Las Vegas Sun

March 28, 2024

Entrepreneur Scott dies

Frank Scott's life was a Horatio Alger story for Las Vegas.

His rags-to-riches tale began in 1936, when his father, a railroad storehouse keeper, moved his family to Southern Nevada. That same year, Scott dropped out of Las Vegas High School and got a job at Berkeley Bunker's Fifth Street Texaco Station.

As he checked oil and pumped gasoline, 16-year-old Scott dreamed of the future. One of his dreams would become a casino on the spot where Las Vegas was founded - the old Union Pacific Railroad depot at Main and Fremont streets - a stone's throw from the shop where his father would work for years.

The Union Plaza opened downtown on July 2, 1971.

Frank E. Scott, who also was a Las Vegas bank chairman, Nevada Power director and president of the Greater Las Vegas Chamber of Commerce and the Nevada Resort Association, died Wednesday in Las Vegas of complications from Alzheimer's disease. He was two days shy of his 86th birthday.

Services will be at 1 p.m. Monday at Palm Mortuary, 1325 N. Main St. A graveside service will follow at that location. There will be no viewing.

"Dad was a pioneer and a visionary," daughter Elizabeth "Liz" Foremaster of Sacramento said. "He had a keen ability to grasp a concept then build on it.

"And he was a curious, caring and personable man. He knew all of his employees by their first names, from the cleaning girls to the chef."

Scott's partners in the Union Plaza venture were the late U.S. Sen. Howard Cannon and gaming pioneers Jackie Gaughan, J.K. Houssels Jr. and the late Sam Boyd.

Scott served as president and chief operating officer of the Union Plaza from 1973 to 1983, overseeing its $50 million expansion in 1981 that gave the 26-story resort more than 1,100 rooms.

"It feels like a 10-ton truck has been taken off my shoulders ... (but) I'm going to miss this beautiful old lady," Scott said when he stepped down from running the day-to-day operations of the resort that today is called the Plaza. It was sold in 2004 to Barrick Gaming.

Born Feb. 24, 1920, in Los Angeles, Scott began to build his business empire after returning to Las Vegas after World War II. He had served as a second lieutenant in the Army in Japan.

In 1947 Scott went to work for Tommy Roberts at Roberts Roof and Floor Covering. Two years later, Scott and Roberts' brother Joe Roberts purchased the company, which became one of the largest of its kind in Las Vegas.

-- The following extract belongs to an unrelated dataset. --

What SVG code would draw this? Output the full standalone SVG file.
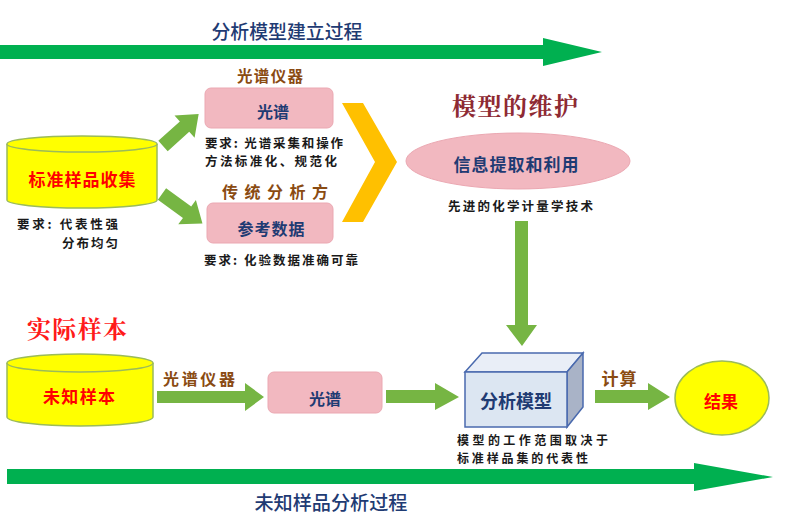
<svg xmlns="http://www.w3.org/2000/svg" width="800" height="521" viewBox="0 0 800 521">
<style>
text{font-family:"Noto Sans CJK SC","Noto Sans",sans-serif;text-anchor:middle;dominant-baseline:central}
.b{font-weight:bold}
.navy{fill:#1F3B73;font-weight:bold}
.brown{fill:#8A4B12;font-weight:bold}
.red{fill:#FF0000;font-weight:bold}
.note{fill:#1a1a1a;font-size:12.5px;font-weight:bold;text-anchor:start}
.pink{fill:#F2B8C0;stroke:#EBA8B2;stroke-width:1}
.cyl{fill:#FFFF00;stroke:#9BBB59;stroke-width:1.5}
.big{fill:#00B050}
.ga{fill:#76B543}
</style>
<rect width="800" height="521" fill="#ffffff"/>

<g id="connectors">
  <polygon class="big" points="0,45 543,45 543,38 602,52 543,66 543,59 0,59"/>
  <polygon class="big" points="7,469 694,469 694,463 773,477 694,491 694,484 7,484"/>
  <polygon class="ga" points="0,-7 29,-7 29,-15 48,0 29,15 29,7 0,7" transform="translate(163,146) rotate(-42)"/>
  <polygon class="ga" points="0,-7 31,-7 31,-15 50,0 31,15 31,7 0,7" transform="translate(162,194) rotate(36)"/>
  <polygon fill="#FFC000" points="342,103 363,103 397,162 363,222 342,222 375,162"/>
  <polygon class="ga" points="515,221 528,221 528,325 537,325 522,346 506,325 515,325"/>
  <polygon class="ga" points="157,391 245,391 245,383 264,397 245,411 245,403 157,403"/>
  <polygon class="ga" points="386,390 435,390 435,383 459,397 435,410 435,403 386,403"/>
  <polygon class="ga" points="595,390 648,390 648,383 670,397 648,410 648,403 595,403"/>
</g>

<g id="title-top"><text x="287" y="30" class="navy" style="font-weight:500" font-size="19" textLength="151" lengthAdjust="spacingAndGlyphs">分析模型建立过程</text></g>
<g id="title-bottom"><text x="331" y="501" class="navy" style="font-weight:500" font-size="19" textLength="153" lengthAdjust="spacingAndGlyphs">未知样品分析过程</text></g>

<g id="std-sample">
  <path class="cyl" d="M7,144 V200 A75,8 0 0 0 157,200 V144"/>
  <ellipse class="cyl" cx="82" cy="144" rx="75" ry="8"/>
  <text x="82" y="178" class="red" font-size="17" textLength="107">标准样品收集</text>
  <text x="17" y="223" class="note" textLength="101">要求: 代表性强</text>
  <text x="62" y="242" class="note" textLength="56">分布均匀</text>
</g>

<g id="spectrum-top">
  <text x="270" y="75" class="brown" font-size="15.5" textLength="66">光谱仪器</text>
  <rect class="pink" x="205" y="88" width="128" height="40" rx="6"/>
  <text x="273" y="111" class="navy" font-size="16">光谱</text>
  <text x="205" y="142" class="note" textLength="138">要求: 光谱采集和操作</text>
  <text x="205" y="160" class="note" textLength="132">方法标准化、规范化</text>
</g>

<g id="reference-data">
  <text x="275" y="191" class="brown" font-size="16" textLength="106">传统分析方</text>
  <rect class="pink" x="207" y="203" width="126" height="40" rx="6"/>
  <text x="271" y="228" class="navy" font-size="16" textLength="67">参考数据</text>
  <text x="204" y="259" class="note" textLength="154">要求: 化验数据准确可靠</text>
</g>

<g id="maintenance">
  <text x="515" y="104" font-size="24" font-weight="bold" fill="#8E2A33" style="font-family:'Noto Serif CJK SC','Noto Sans CJK SC',serif" textLength="126">模型的维护</text>
  <ellipse class="pink" cx="518" cy="161" rx="112" ry="28"/>
  <text x="516" y="163" class="navy" font-size="17" textLength="125">信息提取和利用</text>
  <text x="448" y="205" class="note" textLength="145">先进的化学计量学技术</text>
</g>

<g id="real-sample-label">
  <text x="77" y="327" font-size="24" font-weight="bold" fill="#FF1A1A" style="font-family:'Noto Serif CJK SC','Noto Sans CJK SC',serif" textLength="100">实际样本</text>
</g>

<g id="unknown-sample">
  <path class="cyl" d="M7,363 V417 A73,9 0 0 0 153,417 V363"/>
  <ellipse class="cyl" cx="80" cy="363" rx="73" ry="9"/>
  <text x="79" y="395" class="red" font-size="17" textLength="72">未知样本</text>
</g>

<g id="label-instrument"><text x="199" y="378" class="brown" font-size="16" textLength="72">光谱仪器</text></g>

<g id="spectrum-bottom">
  <rect class="pink" x="268" y="372" width="114" height="41" rx="6"/>
  <text x="325" y="398" class="navy" font-size="16">光谱</text>
</g>

<g id="model">
  <polygon points="465,372 482,353 583,353 567,372" fill="#E9EEF7" stroke="#4A6AAE" stroke-width="1.5"/>
  <polygon points="567,372 583,353 583,407 567,427" fill="#A9B3C7" stroke="#4A6AAE" stroke-width="1.5"/>
  <rect x="465" y="372" width="102" height="55" fill="#DCE6F2" stroke="#4A6AAE" stroke-width="1.5"/>
  <text x="516" y="400" class="navy" font-size="18" textLength="72">分析模型</text>
  <text x="457" y="439" class="note" style="font-size:12px" textLength="151">模型的工作范围取决于</text>
  <text x="457" y="457" class="note" style="font-size:12px" textLength="131">标准样品集的代表性</text>
</g>

<g id="label-calc"><text x="619" y="377" class="brown" font-size="17" textLength="35">计算</text></g>

<g id="result">
  <ellipse cx="722" cy="398" rx="47" ry="37" fill="#FFFF00" stroke="#9BBB59" stroke-width="1.5"/>
  <text x="721" y="400" class="red" font-size="17">结果</text>
</g>
</svg>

In the 1950s and '60s, Scott opened a wholesale building material company, operated a fixed-base aircraft operation and founded Stocks Ready-Mix Concrete.

In the early 1970s, Scott, as chairman of First Western Savings Association, was credited with saving the bank from a $100 million debt and near-financial ruin by recruiting late Air Force Gen. R.G. "Zack" Taylor as president and hiring other key personnel who turned the operation around.

In 1976 Scott and late Sun photographer Frank Maggio bought the historic Mizpah Hotel in Tonopah and spent $4 million refurbishing it and bringing it up to fire and building codes. Scott later sold his interest in the 98-year-old hotel that is on the National Registry of Historic Places.

In 1983 Scott was named co-Convention Man of the Year by the Hotel Sales Management Association's Las Vegas Chapter, sharing the honor with entertainer Frank Sinatra.

Scott served 18 years on the Nevada State Contractors Board, including a stint as its chairman, was president of the Nevada Development Authority and was a member of the Las Vegas Convention and Visitors Authority Board.

Scott was at one time or another a board member of the local Boy Scouts chapter, a UNLV trustee, a captain of the Sheriff's Mounted Posse and a board member of the Nevada Museum of Fine Arts.

In addition to his daughter, Scott is survived by two sons, R. Lane Scott of Newport Beach, Calif., and Dr. Richard Scott of Las Vegas; a brother, Floyd Scott of St. George, Utah; a sister, Alice Reed of Las Vegas; five grandchildren; and 11 great-grandchildren.